The Passport: Back to our Roots project has raised money through a ticket draw for shows, including this one which will take place once Covid-19 restrictions have been lifted.
The 45-year-old musician has raised £2,193, all of which will directly support the Music Venue Trust Crisis Fund and the Windmill, a venue central to south-London’s burgeoning Punk scene.
It is credited for the development of Shame, Black Midi and Goat Girl – artists who have all broken the top 40 of the Album charts in the past three years – and Tunstall stressed the influence of these venues on the career-trajectory of young musicians.
She said: “Independent venues provided me as a young person with a sense of optimism. They were the route to making a living as an artist. Without these venues there is no route.
“They are the places where you begin, they are where you cut your teeth, they are where you make friendships.
“Now, the new musicians who are about to go on tour or about to release music will suffer enormously from what is happening.”
However, it is not just the artist that are suffering, nor is it simply the buildings they play in that are at risk.
To Tunstall, fans will lose a crucial source of escapism whilst the wider community will suffer if they are no longer able to congregate at these venues.
She explained: “Music’s eco-system is deep and wide and complex, and a lot of people benefit from it.
“Often, they are the place where people go to have a bad week turned around. Whether it’s an act you have never seen, or your favourite band – going to see a gig can lift you from the challenges you’ve had.

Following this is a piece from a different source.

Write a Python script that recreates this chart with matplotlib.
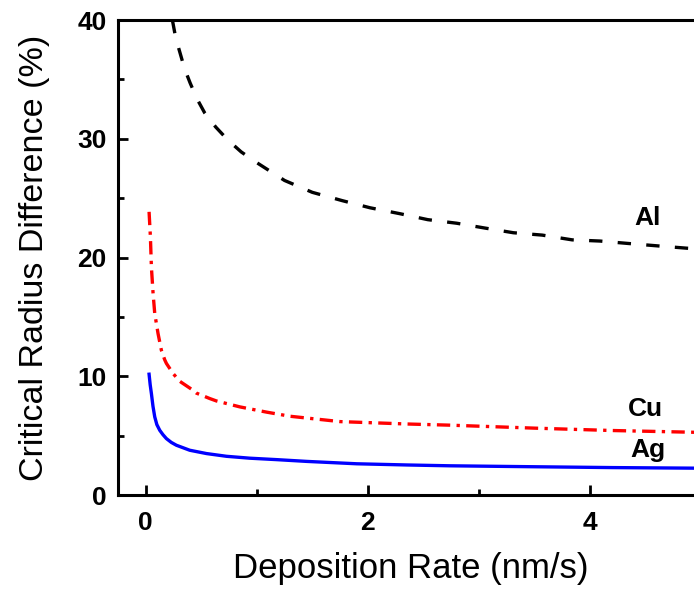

“Independent venues are providing the same service as an arts centre or a youth club – the community hugely benefits.
“That’s why these venues should be given business tax breaks as community centres – this is something that I champion through being an ambassador for the Music Venue Trust.
“These venues are packed with specifically skilled people that have learnt what they do on the job for years – venue owners, staff, production managers, stage managers, sound engineers, lighting engineers – the venues can’t run without them.
“It’s a worthwhile pursuit to help the public at large realise that the 200,000 mostly freelance workers in the UK are suffering mentally because of their freelance nature – they are not necessarily eligible for some of the Government support that’s out there.”
So, what now? Like many industries, the existential threat live music is facing is critical.
Tunstall admits as much. Yet she is not without hope.
She said: “Being completely honest it’s going to take quite a long time to recover. I don’t think it’s going to be ‘business as usual’ next year.
“Even when it is more normal, we’re going have a tsunami of musicians and crew as well, desperately in need of money, who will all want to get back to gigging at the same time. It’s going to be really bumpy, and not everyone is going to get a job.
“Musicians have got to get creative – that’s the light at the end of the tunnel.
“You can slag social media off as much as you like but at the moment that’s the only thing musicians have in terms of communicating with fans are trying to share music.
“There always has been there always will be good music coming through. It’s a force of nature that will never change.”